In the previous step we included one entry per site, selecting one of the endpoints of each site, as opposed to the single core pilots, which try all of the available CEs. We need to homogenize the configuration of our pilot factories by adding new multicore entries for the remaining T1 CEs. (This was already done for KIT, at their request, to balance the mcore pilot load on their CEs, and also for PIC we added a second entry). The purpose of this is also to increase the ratio of multicore to single core pilots at the T1s in order to reach the required fraction of resources allocated in multicore mode (50% of their pledged CPU) for the coming T0 mcore job scale tests. This has to be done taking into account site pledges and the total number of pilots a site should be receiving.
FNAL has expressed their intention to allow and move 100% to multicore pilots for CMS. For the rest of sites, shared with other VOs, we will proceed a bit more carefully in order to ensure that we are using the resources as efficiently as we possibly can. In particular, pilot maximum allowed walltime and retire times should be adjusted to minimize CPU wastage at the pilot draining period at the end of pilot lifetime.

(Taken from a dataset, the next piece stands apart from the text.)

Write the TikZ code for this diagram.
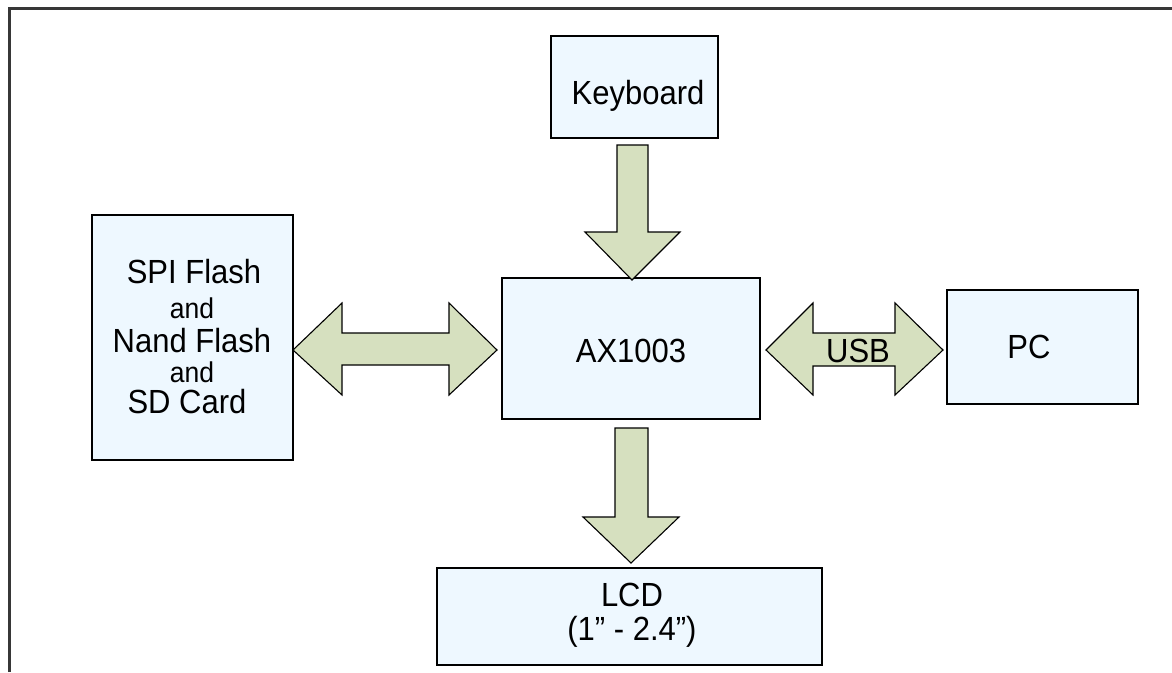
\documentclass[tikz,border=0pt]{standalone}
\usepackage{fontspec}
\setmainfont{Liberation Sans}
\definecolor{boxfill}{RGB}{238,248,255}
\definecolor{arrowfill}{RGB}{214,224,191}
\definecolor{framecol}{RGB}{55,55,55}
\newcommand{\tallt}[1]{\scalebox{1}[1.08]{#1}}
\begin{document}
\begin{tikzpicture}[x=1pt,y=-1pt,
  blockbox/.style={draw=black, fill=boxfill, line width=1.2pt, inner sep=0pt},
  blockarrow/.style={draw=black, fill=arrowfill, line width=1.1pt, line join=miter},
  lab/.style={anchor=base, inner sep=0pt, font=\fontsize{31}{31}\selectfont},
  smalllab/.style={anchor=base, inner sep=0pt, font=\fontsize{26.5}{26.5}\selectfont}]
\useasboundingbox (0,0) rectangle (1172,672);
% frame
\draw[framecol, line width=3pt] (9,672) -- (9,8) -- (1172,8);
% boxes
\node[blockbox, minimum width=167pt, minimum height=102pt] (kb) at (634.5,87) {};
\node[blockbox, minimum width=258pt, minimum height=141pt] (ax) at (631,348.5) {};
\node[blockbox, minimum width=201pt, minimum height=245pt] (spi) at (192.5,337.5) {};
\node[blockbox, minimum width=191pt, minimum height=114pt] (pc) at (1042.5,347) {};
\node[blockbox, minimum width=385pt, minimum height=97pt] (lcd) at (629.5,616.5) {};
% arrows
\draw[blockarrow] (617,145) -- (648,145) -- (648,232) -- (680,232) -- (632,280) -- (585,232) -- (617,232) -- cycle;
\draw[blockarrow] (615,428) -- (648,428) -- (648,517) -- (679,517) -- (631,563) -- (583,517) -- (615,517) -- cycle;
\draw[blockarrow] (293,350) -- (342,303) -- (342,333) -- (449,333) -- (449,303) -- (497,350) -- (449,395) -- (449,365) -- (342,365) -- (342,395) -- cycle;
\draw[blockarrow] (766,350) -- (813,303) -- (813,333) -- (895,333) -- (895,303) -- (943,350) -- (895,395) -- (895,366) -- (813,366) -- (813,395) -- cycle;
% labels
\node[lab] (kbt) at (638,104) {\tallt{Keyboard}};
\node[lab] (axt) at (631,362) {\tallt{AX1003}};
\node[lab] (pct) at (1029,358) {\tallt{PC}};
\node[lab] (usbt) at (858,362) {\tallt{USB}};
\node[lab] (spi1) at (194,283) {\tallt{SPI Flash}};
\node[smalllab] (spi2) at (192,318) {\tallt{and}};
\node[lab] (spi3) at (192,352) {\tallt{Nand Flash}};
\node[smalllab] (spi4) at (192,382) {\tallt{and}};
\node[lab] (spi5) at (187,413) {\tallt{SD Card}};
\node[lab] (lcd1) at (632,606) {\tallt{LCD}};
\node[lab] (lcd2) at (632,640) {\tallt{(1” - 2.4”)}};
\end{tikzpicture}
\end{document}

Multicore jobs submission tests (October/November 2014)
With respect to real multicore jobs, by October 2014 we had a first version of the software (CMSSW_7_2_0_pre8) which could be run multithreaded. Even if still not fully efficient, it was valid for the project in terms of being able to test if single core and multicore jobs could be injected to the system and run simultaneously in the same pilots. It was first tested by Alan, assigning multithreaded jobs using 4 cores to PIC, after patching the code for the
ReqMgr. Jobs were executing DIGI+RECO running on
RelVal GEN-SIM datasets. Then, also RECO jobs on RAW data were tested in order to compare CPU performance. By end of October, the basic milestone of being able to submit multicore jobs using the WMAgent was achieved.

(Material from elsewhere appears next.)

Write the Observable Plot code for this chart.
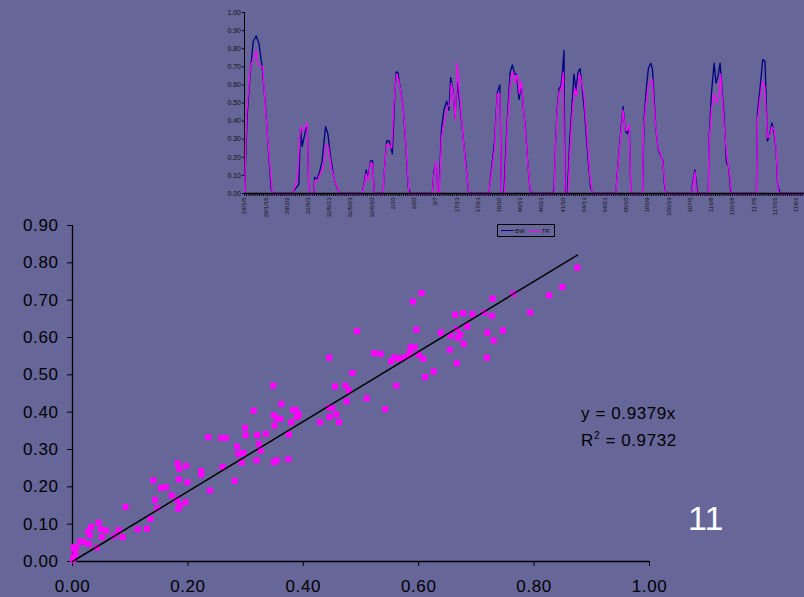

However, it became apparent that neither the dashboard nor the job reports (or FJR.xml's) were ready for multicore jobs, as the number of used cores was not being reported and the dashboard was ignoring any job with CPU/walltime efficiency above 100%. On the job side, a
GitHub issue was created to implement the needed changes (
https://github.com/dmwm/WMCore/issues/5437
). Then the work should continue on the dashboard site, as efficiency should be redefined as CPU/(walltime x number of cores used) and we should be able to filter jobs on the number of cores as well.
Discussion also focused on how to manage different parts of a workflow, if it would include steps which are parallelizable and others which are not. It seems that right now you have to set multicore yes or no for the whole workflow (see
https://github.com/dmwm/WMCore/issues/5420
).
ADD PLOTS EXPERIENCE AT PIC
Then
PromptReco tests run in November 2014 (see
monitor plots) It works technically, and showed that we can indeed submit and run this type of jobs to the T1s. However, it also showed that not all T1s have the same flexibility in turning from single core to multicore use of their resources, related to the different configurations of the schedulers at the site side.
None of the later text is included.